--- start of Data for processing ---

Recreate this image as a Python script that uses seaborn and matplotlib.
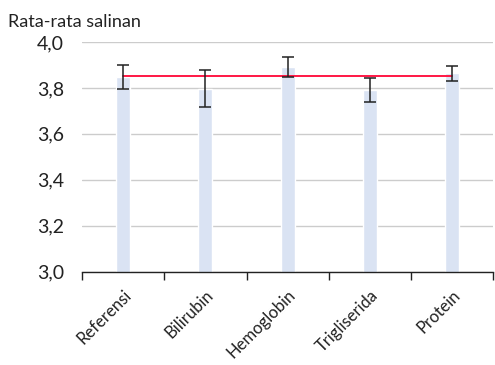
import matplotlib
matplotlib.use("Agg")
import matplotlib.pyplot as plt
import matplotlib.transforms as mtransforms
import seaborn as sns
import pandas as pd

categories = ["Referensi", "Bilirubin", "Hemoglobin", "Trigliserida", "Protein"]
means = [3.848, 3.797, 3.891, 3.790, 3.863]
errors = [0.052, 0.081, 0.045, 0.052, 0.031]
reference_level = 3.852
y_ticks = [3.0, 3.2, 3.4, 3.6, 3.8, 4.0]
y_labels = ["3,0", "3,2", "3,4", "3,6", "3,8", "4,0"]

sns.set_theme(style="white")
plt.rcParams["font.family"] = ["Lato", "DejaVu Sans"]

fig = plt.figure(figsize=(4.95, 3.65), dpi=100)
ax = fig.add_axes([0.166, 0.256, 0.830, 0.629])

df = pd.DataFrame({"kategori": categories, "rata": means})
sns.barplot(data=df, x="kategori", y="rata", color="#dae3f3", saturation=1,
            width=0.17, edgecolor="white", linewidth=1.0, ax=ax)
for patch in ax.patches:
    patch.set_zorder(2)

xs = list(range(len(categories)))
ax.errorbar(xs, means, yerr=errors, fmt="none", ecolor="#222222",
            elinewidth=1.1, capsize=4, capthick=1.1, zorder=5)

sns.lineplot(x=[0, len(categories) - 1], y=[reference_level, reference_level],
             color="#ff1744", linewidth=1.4, ax=ax)
for line in ax.lines[-1:]:
    line.set_zorder(4)

ax.set_ylim(3.0, 4.0)
ax.set_xlim(-0.5, len(categories) - 0.5)
ax.set_yticks(y_ticks)
ax.set_yticklabels(y_labels, fontsize=14, color="#222222")
ax.yaxis.grid(True, color="#cccccc", linewidth=1.0, zorder=0)
ax.set_axisbelow(True)

ax.set_xticks(xs)
ax.set_xticklabels(categories, rotation=45, ha="right", rotation_mode="anchor",
                   fontsize=12, color="#222222")
shift = mtransforms.ScaledTranslation(-7 / 100, 0, fig.dpi_scale_trans)
for lbl in ax.get_xticklabels():
    lbl.set_transform(lbl.get_transform() + shift)
ax.set_xticks([i - 0.5 for i in range(len(categories) + 1)], minor=True)
ax.tick_params(axis="x", which="major", length=0, pad=11)
ax.tick_params(axis="x", which="minor", length=6, width=1.0, color="#222222",
               direction="out", bottom=True)
ax.tick_params(axis="y", length=0, pad=13)

for side in ["left", "right", "top"]:
    ax.spines[side].set_visible(False)
ax.spines["bottom"].set_color("#222222")
ax.spines["bottom"].set_linewidth(1.0)

ax.set_xlabel("")
ax.set_ylabel("")
fig.text(0.016, 0.926, "Rata-rata salinan", fontsize=13, color="#222222",
         ha="left", va="baseline")

fig.savefig("out.png", dpi=100)
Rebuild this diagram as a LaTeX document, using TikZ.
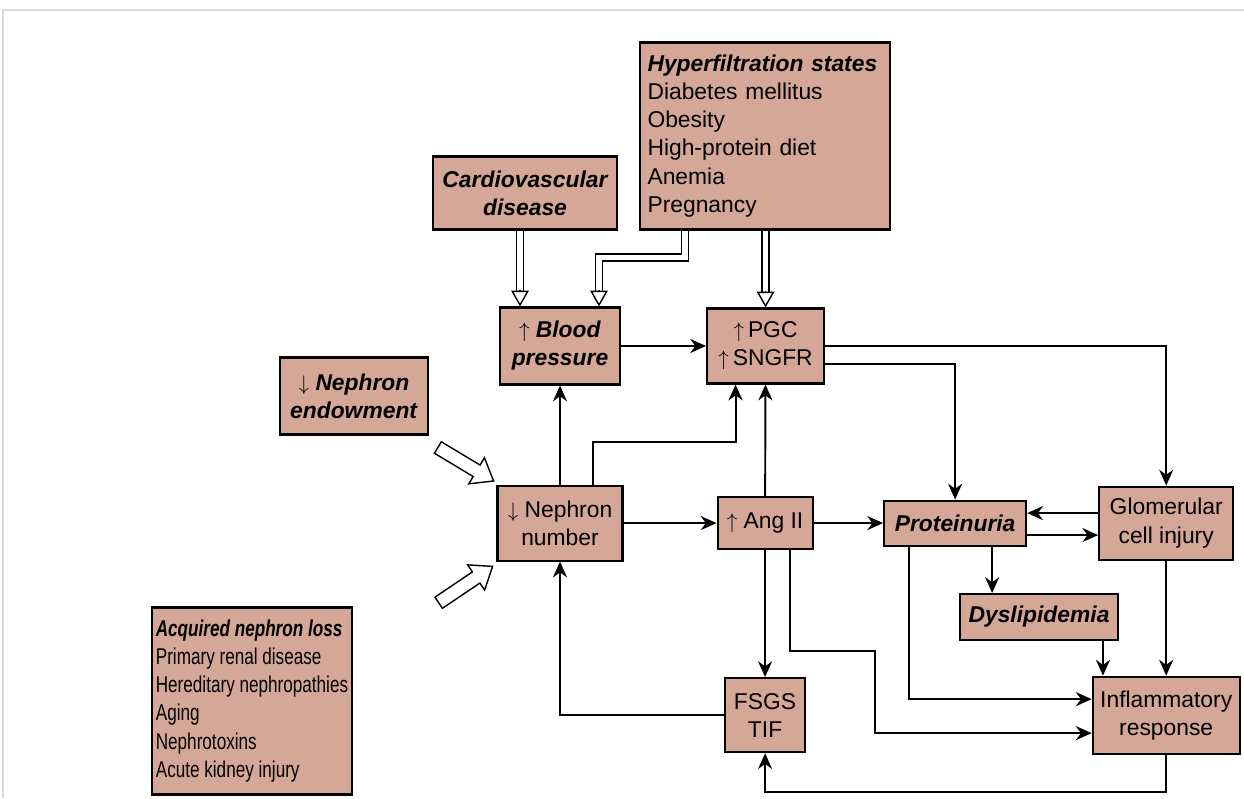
\documentclass[tikz,border=0pt]{standalone}
\usepackage{fontspec}
\setmainfont{Liberation Sans}
\newfontfamily\narrowfont{Liberation Sans}[FakeStretch=0.75]
\usetikzlibrary{positioning, arrows.meta, calc, shapes.arrows}

\definecolor{boxfill}{RGB}{212,167,150}

\begin{document}
\begin{tikzpicture}[
    x=0.02cm, y=-0.02cm,
    box/.style={rectangle, draw=black, line width=1.2pt, fill=boxfill, align=center, inner sep=2pt, font=\fontsize{13}{16}\selectfont},
    hd/.style={box, font=\fontsize{13}{16}\selectfont\bfseries\itshape},
    arr/.style={-{Stealth[length=9pt, width=8pt]}, line width=1.1pt},
    hol/.style={double, double distance=3.2pt, line width=0.8pt, shorten >=9pt},
    holtip/.style={-{Triangle[open, length=9pt, width=10pt, fill=white]}, line width=0.8pt},
    fat/.style={single arrow, draw, line width=0.8pt, fill=white, minimum height=1.3cm, minimum width=0.6cm, single arrow head extend=0.17cm, single arrow tip angle=75, inner sep=0.12cm},
]
\useasboundingbox (0,0) rectangle (1244,798);
\draw [black!15, line width=1pt] (3,798) -- (3,10) -- (1244,10);

\node [box, minimum width=5cm, minimum height=3.74cm, text width=4.7cm, align=left] (hyper) at (765,136) {
  {\bfseries\itshape Hyperfiltration states}\\
  Diabetes mellitus\\ Obesity\\ High-protein diet\\ Anemia\\ Pregnancy
};

\node [hd, minimum width=3.68cm, minimum height=1.46cm] (cardio) at (525,193) {Cardiovascular\\ disease};

\node [box, minimum width=2.4cm, minimum height=1.54cm] (bp) at (560,346) {
  $\uparrow$ \textbf{\textit{Blood}}\\ \textbf{\textit{pressure}}
};

\node [box, minimum width=2.34cm, minimum height=1.5cm, right=1.7cm of bp] (pgc) {$\uparrow$\,PGC\\ $\uparrow$\,SNGFR};

\node [box, minimum width=2.96cm, minimum height=1.54cm] (endow) at (354,396) {
  $\downarrow$ \textbf{\textit{Nephron}}\\ \textbf{\textit{endowment}}
};

\node [box, minimum width=2.5cm, minimum height=1.5cm, below=1.98cm of bp] (nnum) {$\downarrow$ Nephron\\ number};

\node [box, minimum width=1.9cm, minimum height=1.04cm, right=1.86cm of nnum] (ang) {$\uparrow$ Ang II};

\node [hd, minimum width=2.84cm, minimum height=0.9cm, right=1.39cm of ang] (prot) {Proteinuria};

\node [box, minimum width=2.68cm, minimum height=1.46cm, right=1.42cm of prot] (glom) {Glomerular\\ cell injury};

\node [hd, minimum width=3.16cm, minimum height=0.92cm] (dysl) at (1039,617) {Dyslipidemia};

\node [box, minimum width=2.94cm, minimum height=1.54cm, below=2.3cm of glom] (infl) {Inflammatory\\ response};

\node [box, minimum width=1.6cm, minimum height=1.48cm, below=2.54cm of ang] (fsgs) {FSGS\\ TIF};

\node [box, minimum width=3.98cm, minimum height=3.74cm, align=left, font=\fontsize{13}{16}\selectfont\narrowfont] (acq) at (252,701) {
  {\bfseries\itshape Acquired nephron loss}\\
  Primary renal disease\\ Hereditary nephropathies\\ Aging\\ Nephrotoxins\\ Acute kidney injury
};

% block arrows into nephron number
\node [fat, rotate=-31] (endarr) at (462,462) {};
\node [fat, rotate=34] (acqarr) at (462,587) {};

% hollow double arrows
\draw [hol] ([xshift=-0.8cm]bp.north |- cardio.south) -- ([xshift=-0.8cm]bp.north);
\draw [holtip] ([xshift=-0.8cm, yshift=9.2pt]bp.north) -- ([xshift=-0.8cm]bp.north);
\draw [hol] ([xshift=-1.6cm]hyper.south) -- ++(0,-0.54cm) -| ([xshift=0.78cm]bp.north);
\draw [holtip] ([xshift=0.78cm, yshift=9.2pt]bp.north) -- ([xshift=0.78cm]bp.north);
\draw [hol] (hyper.south -| pgc.north) -- (pgc.north);
\draw [holtip] ([yshift=9.2pt]pgc.north) -- (pgc.north);

\draw [arr] (bp) -- (pgc);
\draw [arr] (nnum) -- (bp);
\draw [arr] ([xshift=0.66cm]nnum.north) -- ++(0,0.86cm) -| ([xshift=-0.6cm]pgc.south);
\draw [arr] (ang) -- (pgc);
\draw [arr] (nnum) -- (ang);
\draw [arr] (ang) -- (prot);
\draw [arr] (pgc.east) -| (glom.north);
\draw [arr] ([yshift=-0.36cm]pgc.east) -| (prot.north);
\draw [arr] ([yshift=0.2cm]glom.west) -- ([yshift=0.2cm]glom.west -| prot.east);
\draw [arr] ([yshift=-0.24cm]prot.east) -- ([yshift=-0.24cm]prot.east -| glom.west);
\draw [arr] ([xshift=0.74cm]prot.south) -- ([xshift=0.74cm]prot.south |- dysl.north);
\draw [arr] ([xshift=-0.92cm]prot.south) |- ([yshift=0.32cm]infl.west);
\draw [arr] ([xshift=0.5cm]ang.south) |- ($(ang.south)+(2.2cm,-2.02cm)$) |- ([yshift=-0.36cm]infl.west);
\draw [arr] (ang) -- (fsgs);
\draw [arr] ([xshift=1.28cm]dysl.south) -- ([xshift=1.28cm]dysl.south |- infl.north);
\draw [arr] (glom) -- (infl);
\draw [arr] (infl.south) -- ++(0,-0.74cm) -| (fsgs.south);
\draw [arr] (fsgs.west) -| (nnum.south);

\end{tikzpicture}
\end{document}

--- end of Data for processing ---

## Goal
Quote only what lies between the first line of the records and the line containing "ax = fig.add_axes([0.166, 0.256, 0.830, 0.629])", please, including both lines and excluding images.

## Written response
Recreate this image as a Python script that uses seaborn and matplotlib.
import matplotlib
matplotlib.use("Agg")
import matplotlib.pyplot as plt
import matplotlib.transforms as mtransforms
import seaborn as sns
import pandas as pd

categories = ["Referensi", "Bilirubin", "Hemoglobin", "Trigliserida", "Protein"]
means = [3.848, 3.797, 3.891, 3.790, 3.863]
errors = [0.052, 0.081, 0.045, 0.052, 0.031]
reference_level = 3.852
y_ticks = [3.0, 3.2, 3.4, 3.6, 3.8, 4.0]
y_labels = ["3,0", "3,2", "3,4", "3,6", "3,8", "4,0"]

sns.set_theme(style="white")
plt.rcParams["font.family"] = ["Lato", "DejaVu Sans"]

fig = plt.figure(figsize=(4.95, 3.65), dpi=100)
ax = fig.add_axes([0.166, 0.256, 0.830, 0.629])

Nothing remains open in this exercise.